Given instruction:
Make an exact transcription of the material, leaving out all images.
----------
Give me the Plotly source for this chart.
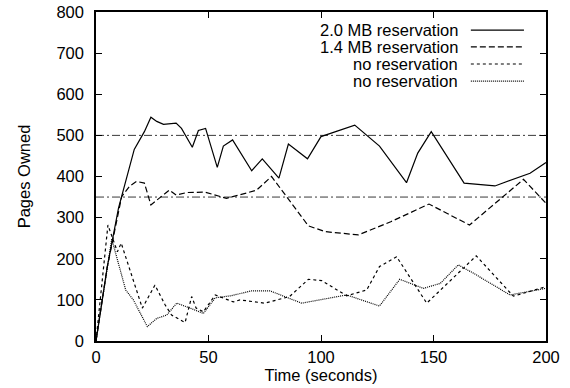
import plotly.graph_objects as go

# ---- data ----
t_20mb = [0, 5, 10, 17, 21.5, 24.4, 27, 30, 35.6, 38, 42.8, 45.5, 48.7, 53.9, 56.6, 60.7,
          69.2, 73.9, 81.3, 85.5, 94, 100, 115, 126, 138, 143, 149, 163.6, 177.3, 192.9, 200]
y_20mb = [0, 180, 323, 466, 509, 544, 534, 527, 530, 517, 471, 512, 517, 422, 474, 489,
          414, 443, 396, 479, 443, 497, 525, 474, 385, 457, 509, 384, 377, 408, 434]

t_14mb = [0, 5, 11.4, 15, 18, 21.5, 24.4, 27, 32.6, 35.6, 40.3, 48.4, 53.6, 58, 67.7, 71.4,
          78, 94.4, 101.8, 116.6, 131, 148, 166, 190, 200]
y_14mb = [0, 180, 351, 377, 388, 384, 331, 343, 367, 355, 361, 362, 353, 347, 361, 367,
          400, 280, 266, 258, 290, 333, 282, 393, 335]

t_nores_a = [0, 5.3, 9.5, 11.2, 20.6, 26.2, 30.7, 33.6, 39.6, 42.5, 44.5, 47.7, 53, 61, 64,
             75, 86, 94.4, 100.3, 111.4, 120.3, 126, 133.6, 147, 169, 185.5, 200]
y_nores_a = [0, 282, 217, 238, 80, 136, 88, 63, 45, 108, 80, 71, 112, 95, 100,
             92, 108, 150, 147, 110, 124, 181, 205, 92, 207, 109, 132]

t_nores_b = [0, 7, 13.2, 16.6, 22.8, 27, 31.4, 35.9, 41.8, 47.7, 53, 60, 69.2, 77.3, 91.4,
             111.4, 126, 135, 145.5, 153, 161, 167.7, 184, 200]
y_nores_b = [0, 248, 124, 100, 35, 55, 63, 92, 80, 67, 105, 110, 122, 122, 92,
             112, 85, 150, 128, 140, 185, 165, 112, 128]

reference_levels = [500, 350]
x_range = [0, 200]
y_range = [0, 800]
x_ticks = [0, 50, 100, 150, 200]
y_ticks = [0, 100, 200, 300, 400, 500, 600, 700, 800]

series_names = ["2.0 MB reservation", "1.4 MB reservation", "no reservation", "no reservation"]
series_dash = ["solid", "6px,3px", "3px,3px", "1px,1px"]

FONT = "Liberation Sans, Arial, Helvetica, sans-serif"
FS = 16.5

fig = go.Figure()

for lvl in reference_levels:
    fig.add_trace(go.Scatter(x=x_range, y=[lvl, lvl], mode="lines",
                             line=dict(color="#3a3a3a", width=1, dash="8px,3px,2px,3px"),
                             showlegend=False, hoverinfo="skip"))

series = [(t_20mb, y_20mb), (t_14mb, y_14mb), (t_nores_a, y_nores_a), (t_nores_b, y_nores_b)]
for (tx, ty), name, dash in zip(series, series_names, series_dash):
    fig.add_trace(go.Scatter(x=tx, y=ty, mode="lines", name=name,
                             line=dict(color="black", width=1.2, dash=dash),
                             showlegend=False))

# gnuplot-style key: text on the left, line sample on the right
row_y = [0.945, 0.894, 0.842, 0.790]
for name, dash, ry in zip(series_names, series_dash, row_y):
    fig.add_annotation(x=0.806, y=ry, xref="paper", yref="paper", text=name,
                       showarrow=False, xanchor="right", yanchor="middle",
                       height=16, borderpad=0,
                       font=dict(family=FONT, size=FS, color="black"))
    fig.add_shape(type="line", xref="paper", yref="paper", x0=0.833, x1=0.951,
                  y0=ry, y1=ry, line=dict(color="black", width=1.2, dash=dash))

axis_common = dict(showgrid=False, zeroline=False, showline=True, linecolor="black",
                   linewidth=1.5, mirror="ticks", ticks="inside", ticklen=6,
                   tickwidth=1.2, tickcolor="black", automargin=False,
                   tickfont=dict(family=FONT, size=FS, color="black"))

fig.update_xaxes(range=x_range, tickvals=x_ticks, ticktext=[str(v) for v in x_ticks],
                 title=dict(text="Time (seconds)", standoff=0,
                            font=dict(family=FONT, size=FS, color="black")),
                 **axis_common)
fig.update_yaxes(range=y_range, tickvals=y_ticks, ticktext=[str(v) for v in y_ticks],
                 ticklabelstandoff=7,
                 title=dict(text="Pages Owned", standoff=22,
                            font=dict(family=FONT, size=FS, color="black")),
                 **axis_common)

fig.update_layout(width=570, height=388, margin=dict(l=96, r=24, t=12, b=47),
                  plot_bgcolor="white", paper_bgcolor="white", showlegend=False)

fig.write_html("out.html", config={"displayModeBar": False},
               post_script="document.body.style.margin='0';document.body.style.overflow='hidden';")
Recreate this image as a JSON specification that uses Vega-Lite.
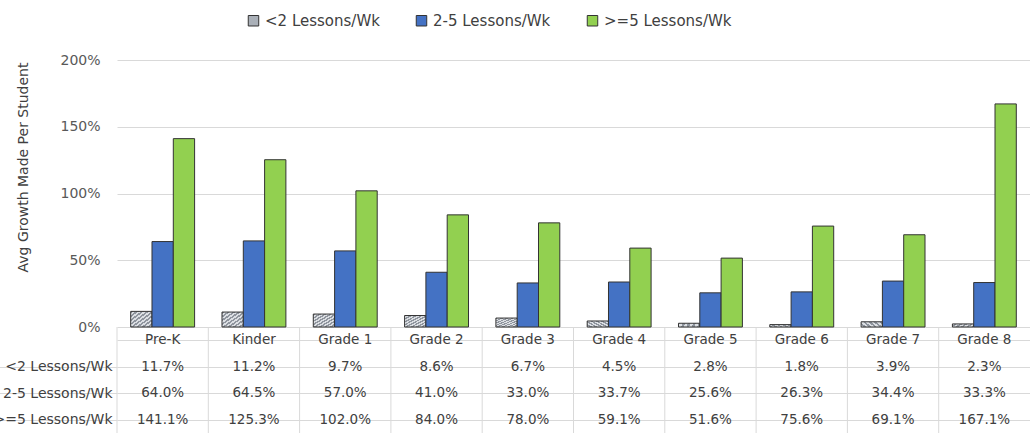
----------
Solution for this exercise:
Give me the Plotly source for this chart.
import plotly.graph_objects as go

# ---- data ----
t_20mb = [0, 5, 10, 17, 21.5, 24.4, 27, 30, 35.6, 38, 42.8, 45.5, 48.7, 53.9, 56.6, 60.7,
          69.2, 73.9, 81.3, 85.5, 94, 100, 115, 126, 138, 143, 149, 163.6, 177.3, 192.9, 200]
y_20mb = [0, 180, 323, 466, 509, 544, 534, 527, 530, 517, 471, 512, 517, 422, 474, 489,
          414, 443, 396, 479, 443, 497, 525, 474, 385, 457, 509, 384, 377, 408, 434]

t_14mb = [0, 5, 11.4, 15, 18, 21.5, 24.4, 27, 32.6, 35.6, 40.3, 48.4, 53.6, 58, 67.7, 71.4,
          78, 94.4, 101.8, 116.6, 131, 148, 166, 190, 200]
y_14mb = [0, 180, 351, 377, 388, 384, 331, 343, 367, 355, 361, 362, 353, 347, 361, 367,
          400, 280, 266, 258, 290, 333, 282, 393, 335]

t_nores_a = [0, 5.3, 9.5, 11.2, 20.6, 26.2, 30.7, 33.6, 39.6, 42.5, 44.5, 47.7, 53, 61, 64,
             75, 86, 94.4, 100.3, 111.4, 120.3, 126, 133.6, 147, 169, 185.5, 200]
y_nores_a = [0, 282, 217, 238, 80, 136, 88, 63, 45, 108, 80, 71, 112, 95, 100,
             92, 108, 150, 147, 110, 124, 181, 205, 92, 207, 109, 132]

t_nores_b = [0, 7, 13.2, 16.6, 22.8, 27, 31.4, 35.9, 41.8, 47.7, 53, 60, 69.2, 77.3, 91.4,
             111.4, 126, 135, 145.5, 153, 161, 167.7, 184, 200]
y_nores_b = [0, 248, 124, 100, 35, 55, 63, 92, 80, 67, 105, 110, 122, 122, 92,
             112, 85, 150, 128, 140, 185, 165, 112, 128]

reference_levels = [500, 350]
x_range = [0, 200]
y_range = [0, 800]
x_ticks = [0, 50, 100, 150, 200]
y_ticks = [0, 100, 200, 300, 400, 500, 600, 700, 800]

series_names = ["2.0 MB reservation", "1.4 MB reservation", "no reservation", "no reservation"]
series_dash = ["solid", "6px,3px", "3px,3px", "1px,1px"]

FONT = "Liberation Sans, Arial, Helvetica, sans-serif"
FS = 16.5

fig = go.Figure()

for lvl in reference_levels:
    fig.add_trace(go.Scatter(x=x_range, y=[lvl, lvl], mode="lines",
                             line=dict(color="#3a3a3a", width=1, dash="8px,3px,2px,3px"),
                             showlegend=False, hoverinfo="skip"))

series = [(t_20mb, y_20mb), (t_14mb, y_14mb), (t_nores_a, y_nores_a), (t_nores_b, y_nores_b)]
for (tx, ty), name, dash in zip(series, series_names, series_dash):
    fig.add_trace(go.Scatter(x=tx, y=ty, mode="lines", name=name,
                             line=dict(color="black", width=1.2, dash=dash),
                             showlegend=False))

# gnuplot-style key: text on the left, line sample on the right
row_y = [0.945, 0.894, 0.842, 0.790]
for name, dash, ry in zip(series_names, series_dash, row_y):
    fig.add_annotation(x=0.806, y=ry, xref="paper", yref="paper", text=name,
                       showarrow=False, xanchor="right", yanchor="middle",
                       height=16, borderpad=0,
                       font=dict(family=FONT, size=FS, color="black"))
    fig.add_shape(type="line", xref="paper", yref="paper", x0=0.833, x1=0.951,
                  y0=ry, y1=ry, line=dict(color="black", width=1.2, dash=dash))

axis_common = dict(showgrid=False, zeroline=False, showline=True, linecolor="black",
                   linewidth=1.5, mirror="ticks", ticks="inside", ticklen=6,
                   tickwidth=1.2, tickcolor="black", automargin=False,
                   tickfont=dict(family=FONT, size=FS, color="black"))

fig.update_xaxes(range=x_range, tickvals=x_ticks, ticktext=[str(v) for v in x_ticks],
                 title=dict(text="Time (seconds)", standoff=0,
                            font=dict(family=FONT, size=FS, color="black")),
                 **axis_common)
fig.update_yaxes(range=y_range, tickvals=y_ticks, ticktext=[str(v) for v in y_ticks],
                 ticklabelstandoff=7,
                 title=dict(text="Pages Owned", standoff=22,
                            font=dict(family=FONT, size=FS, color="black")),
                 **axis_common)

fig.update_layout(width=570, height=388, margin=dict(l=96, r=24, t=12, b=47),
                  plot_bgcolor="white", paper_bgcolor="white", showlegend=False)

fig.write_html("out.html", config={"displayModeBar": False},
               post_script="document.body.style.margin='0';document.body.style.overflow='hidden';")
Recreate this image as a JSON specification that uses Vega-Lite.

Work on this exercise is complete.